**Directive:**
Look for the line containing "Convert this chart to Apache ECharts code." and the line containing "const yTicks = [0, 20, 40, 60, 80, 100];"; retype them and all lines between, exactly, and leave out the pictures.

※ ※ ※

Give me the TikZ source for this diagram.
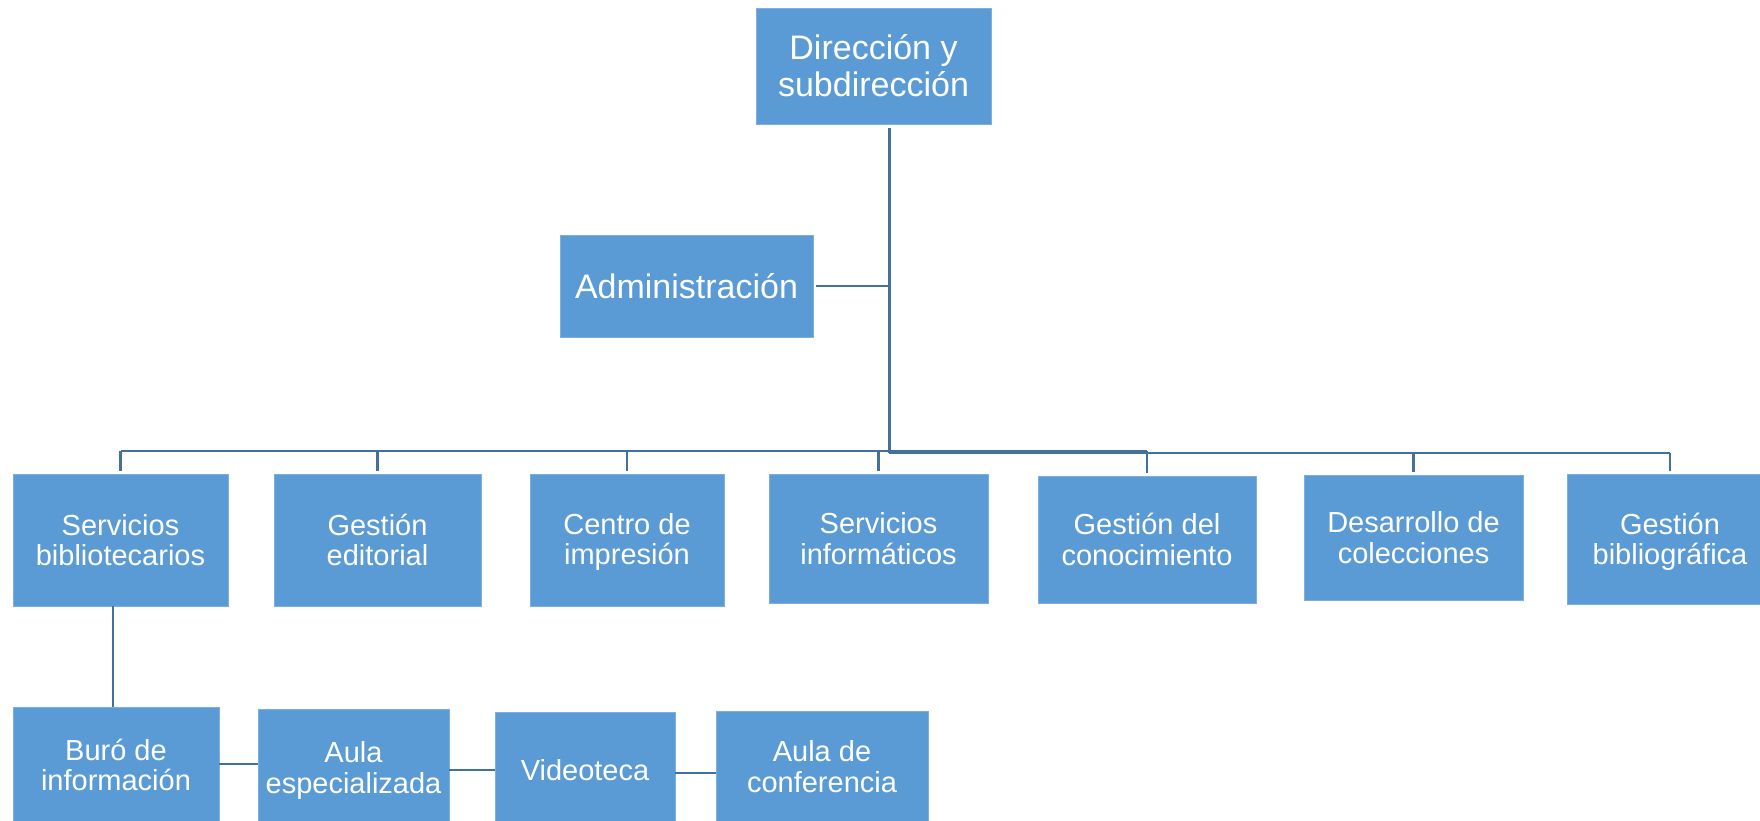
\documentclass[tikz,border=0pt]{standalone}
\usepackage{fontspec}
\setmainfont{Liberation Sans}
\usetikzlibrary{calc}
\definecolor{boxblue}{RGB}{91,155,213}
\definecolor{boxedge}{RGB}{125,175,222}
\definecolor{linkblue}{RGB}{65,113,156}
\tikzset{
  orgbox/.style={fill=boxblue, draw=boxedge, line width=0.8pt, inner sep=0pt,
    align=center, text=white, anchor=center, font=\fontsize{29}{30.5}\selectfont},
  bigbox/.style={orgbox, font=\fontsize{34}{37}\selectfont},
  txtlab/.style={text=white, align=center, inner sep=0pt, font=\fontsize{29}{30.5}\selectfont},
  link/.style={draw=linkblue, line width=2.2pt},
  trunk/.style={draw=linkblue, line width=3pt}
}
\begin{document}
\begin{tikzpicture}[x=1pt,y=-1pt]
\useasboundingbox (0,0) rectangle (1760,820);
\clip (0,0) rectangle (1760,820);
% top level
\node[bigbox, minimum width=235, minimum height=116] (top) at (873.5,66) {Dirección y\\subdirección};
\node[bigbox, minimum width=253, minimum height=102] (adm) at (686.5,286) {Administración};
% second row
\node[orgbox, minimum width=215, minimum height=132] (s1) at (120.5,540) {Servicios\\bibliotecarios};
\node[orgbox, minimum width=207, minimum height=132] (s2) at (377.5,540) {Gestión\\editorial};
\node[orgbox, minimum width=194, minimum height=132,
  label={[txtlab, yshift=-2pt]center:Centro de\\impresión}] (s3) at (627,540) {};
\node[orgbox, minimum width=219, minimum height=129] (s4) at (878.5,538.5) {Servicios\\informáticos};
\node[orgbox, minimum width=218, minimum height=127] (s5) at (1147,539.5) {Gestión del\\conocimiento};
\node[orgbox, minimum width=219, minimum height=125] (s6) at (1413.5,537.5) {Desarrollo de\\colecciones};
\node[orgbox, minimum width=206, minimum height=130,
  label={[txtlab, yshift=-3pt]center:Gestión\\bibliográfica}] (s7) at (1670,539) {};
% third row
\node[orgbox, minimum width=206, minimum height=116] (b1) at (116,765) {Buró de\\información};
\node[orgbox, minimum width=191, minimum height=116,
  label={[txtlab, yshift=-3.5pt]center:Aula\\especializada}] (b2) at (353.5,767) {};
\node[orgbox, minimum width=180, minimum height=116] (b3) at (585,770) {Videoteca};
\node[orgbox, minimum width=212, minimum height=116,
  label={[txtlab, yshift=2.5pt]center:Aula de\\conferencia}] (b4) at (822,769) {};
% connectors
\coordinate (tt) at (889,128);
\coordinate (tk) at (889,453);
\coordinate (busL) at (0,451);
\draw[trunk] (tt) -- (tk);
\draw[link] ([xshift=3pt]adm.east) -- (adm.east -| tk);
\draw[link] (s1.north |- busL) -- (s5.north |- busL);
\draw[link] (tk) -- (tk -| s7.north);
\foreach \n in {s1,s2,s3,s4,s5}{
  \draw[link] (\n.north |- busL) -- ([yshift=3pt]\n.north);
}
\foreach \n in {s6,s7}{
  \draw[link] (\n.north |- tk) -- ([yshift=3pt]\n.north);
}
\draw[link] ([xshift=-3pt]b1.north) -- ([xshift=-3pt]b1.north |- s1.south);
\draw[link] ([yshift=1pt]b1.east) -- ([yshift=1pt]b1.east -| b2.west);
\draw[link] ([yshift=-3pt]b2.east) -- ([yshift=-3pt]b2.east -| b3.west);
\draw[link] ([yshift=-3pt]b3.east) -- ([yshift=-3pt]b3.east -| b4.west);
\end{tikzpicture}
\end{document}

※ ※ ※

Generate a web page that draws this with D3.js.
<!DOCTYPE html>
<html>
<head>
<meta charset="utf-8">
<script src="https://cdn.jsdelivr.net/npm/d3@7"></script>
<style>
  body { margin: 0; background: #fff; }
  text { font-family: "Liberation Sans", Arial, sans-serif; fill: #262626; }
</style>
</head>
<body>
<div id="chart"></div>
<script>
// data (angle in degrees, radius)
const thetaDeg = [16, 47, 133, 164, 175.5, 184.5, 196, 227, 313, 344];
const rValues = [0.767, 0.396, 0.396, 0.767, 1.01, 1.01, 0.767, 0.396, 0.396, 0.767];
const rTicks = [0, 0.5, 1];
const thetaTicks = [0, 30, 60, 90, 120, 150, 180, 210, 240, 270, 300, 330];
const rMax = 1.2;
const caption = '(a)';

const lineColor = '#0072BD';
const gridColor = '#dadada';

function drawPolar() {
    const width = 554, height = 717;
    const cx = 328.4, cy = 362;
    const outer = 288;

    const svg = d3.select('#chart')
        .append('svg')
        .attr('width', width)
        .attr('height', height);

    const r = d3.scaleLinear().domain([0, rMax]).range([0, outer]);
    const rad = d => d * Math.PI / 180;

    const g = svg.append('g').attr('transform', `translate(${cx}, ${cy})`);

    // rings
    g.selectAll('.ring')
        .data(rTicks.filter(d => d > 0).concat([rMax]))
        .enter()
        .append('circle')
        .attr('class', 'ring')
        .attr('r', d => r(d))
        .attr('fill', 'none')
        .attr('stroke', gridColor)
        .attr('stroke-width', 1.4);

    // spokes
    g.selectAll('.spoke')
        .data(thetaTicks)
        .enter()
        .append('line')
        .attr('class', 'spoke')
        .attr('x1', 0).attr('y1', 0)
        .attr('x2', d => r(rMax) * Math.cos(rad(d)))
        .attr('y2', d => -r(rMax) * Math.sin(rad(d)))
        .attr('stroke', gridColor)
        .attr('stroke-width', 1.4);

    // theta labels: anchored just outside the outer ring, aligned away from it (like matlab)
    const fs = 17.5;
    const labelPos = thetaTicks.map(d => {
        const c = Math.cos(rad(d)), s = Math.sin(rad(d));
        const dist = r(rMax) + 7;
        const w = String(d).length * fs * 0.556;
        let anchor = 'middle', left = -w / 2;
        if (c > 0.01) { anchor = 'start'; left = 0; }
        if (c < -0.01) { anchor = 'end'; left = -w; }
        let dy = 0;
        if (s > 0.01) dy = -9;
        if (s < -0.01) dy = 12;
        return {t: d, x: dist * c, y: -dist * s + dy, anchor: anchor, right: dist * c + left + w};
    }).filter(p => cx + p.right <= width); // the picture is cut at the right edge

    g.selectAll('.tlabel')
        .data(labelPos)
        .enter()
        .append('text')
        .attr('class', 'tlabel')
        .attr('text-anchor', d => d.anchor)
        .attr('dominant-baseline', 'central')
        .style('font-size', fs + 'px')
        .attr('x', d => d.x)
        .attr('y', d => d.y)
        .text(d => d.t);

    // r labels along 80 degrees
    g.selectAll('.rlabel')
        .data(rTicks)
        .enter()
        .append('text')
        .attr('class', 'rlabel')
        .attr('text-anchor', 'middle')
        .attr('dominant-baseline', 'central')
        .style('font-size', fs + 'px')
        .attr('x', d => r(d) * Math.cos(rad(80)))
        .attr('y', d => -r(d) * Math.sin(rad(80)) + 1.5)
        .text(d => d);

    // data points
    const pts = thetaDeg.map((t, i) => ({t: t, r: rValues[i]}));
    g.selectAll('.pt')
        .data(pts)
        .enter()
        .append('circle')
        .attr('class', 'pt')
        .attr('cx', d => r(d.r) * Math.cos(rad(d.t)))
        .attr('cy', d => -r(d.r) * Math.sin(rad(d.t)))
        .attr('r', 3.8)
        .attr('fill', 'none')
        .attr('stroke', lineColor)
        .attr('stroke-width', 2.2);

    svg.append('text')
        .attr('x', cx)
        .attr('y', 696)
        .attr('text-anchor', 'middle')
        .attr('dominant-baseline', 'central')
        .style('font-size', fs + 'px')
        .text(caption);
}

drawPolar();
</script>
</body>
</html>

※ ※ ※

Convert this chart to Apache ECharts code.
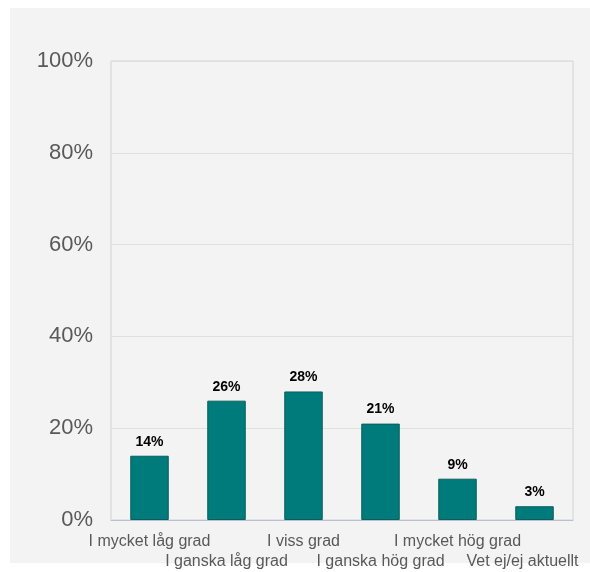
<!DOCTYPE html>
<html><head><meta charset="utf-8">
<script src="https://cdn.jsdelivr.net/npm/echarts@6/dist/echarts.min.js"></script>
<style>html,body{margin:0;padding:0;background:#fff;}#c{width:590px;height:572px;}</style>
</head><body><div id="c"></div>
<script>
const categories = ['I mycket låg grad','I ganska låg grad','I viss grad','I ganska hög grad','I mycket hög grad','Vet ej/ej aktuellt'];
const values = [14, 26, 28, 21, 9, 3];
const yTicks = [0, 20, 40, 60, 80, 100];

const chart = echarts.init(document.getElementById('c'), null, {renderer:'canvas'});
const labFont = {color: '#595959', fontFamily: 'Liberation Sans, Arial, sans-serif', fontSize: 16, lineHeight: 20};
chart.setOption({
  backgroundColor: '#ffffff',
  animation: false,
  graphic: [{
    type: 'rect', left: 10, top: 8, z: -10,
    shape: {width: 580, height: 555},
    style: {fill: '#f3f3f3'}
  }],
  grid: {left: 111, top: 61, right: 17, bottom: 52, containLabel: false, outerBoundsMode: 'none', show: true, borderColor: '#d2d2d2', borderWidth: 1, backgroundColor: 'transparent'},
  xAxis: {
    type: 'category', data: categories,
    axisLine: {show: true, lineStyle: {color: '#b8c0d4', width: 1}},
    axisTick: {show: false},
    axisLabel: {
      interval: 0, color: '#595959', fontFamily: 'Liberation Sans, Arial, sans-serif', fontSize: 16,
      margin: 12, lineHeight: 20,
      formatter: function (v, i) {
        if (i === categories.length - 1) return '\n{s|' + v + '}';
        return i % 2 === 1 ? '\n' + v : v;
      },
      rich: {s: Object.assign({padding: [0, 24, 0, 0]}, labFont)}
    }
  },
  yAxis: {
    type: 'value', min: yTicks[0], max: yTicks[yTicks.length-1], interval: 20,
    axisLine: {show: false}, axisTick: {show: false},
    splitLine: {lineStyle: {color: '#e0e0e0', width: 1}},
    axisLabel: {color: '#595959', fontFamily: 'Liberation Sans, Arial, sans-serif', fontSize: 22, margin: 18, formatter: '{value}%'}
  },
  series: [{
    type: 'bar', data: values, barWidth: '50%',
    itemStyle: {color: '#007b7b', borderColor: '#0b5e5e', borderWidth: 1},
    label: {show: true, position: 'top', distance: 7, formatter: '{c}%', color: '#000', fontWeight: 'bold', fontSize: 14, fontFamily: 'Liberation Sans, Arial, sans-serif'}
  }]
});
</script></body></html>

※ ※ ※

**Solution for this problem:**
Convert this chart to Apache ECharts code.
<!DOCTYPE html>
<html><head><meta charset="utf-8">
<script src="https://cdn.jsdelivr.net/npm/echarts@6/dist/echarts.min.js"></script>
<style>html,body{margin:0;padding:0;background:#fff;}#c{width:590px;height:572px;}</style>
</head><body><div id="c"></div>
<script>
const categories = ['I mycket låg grad','I ganska låg grad','I viss grad','I ganska hög grad','I mycket hög grad','Vet ej/ej aktuellt'];
const values = [14, 26, 28, 21, 9, 3];
const yTicks = [0, 20, 40, 60, 80, 100];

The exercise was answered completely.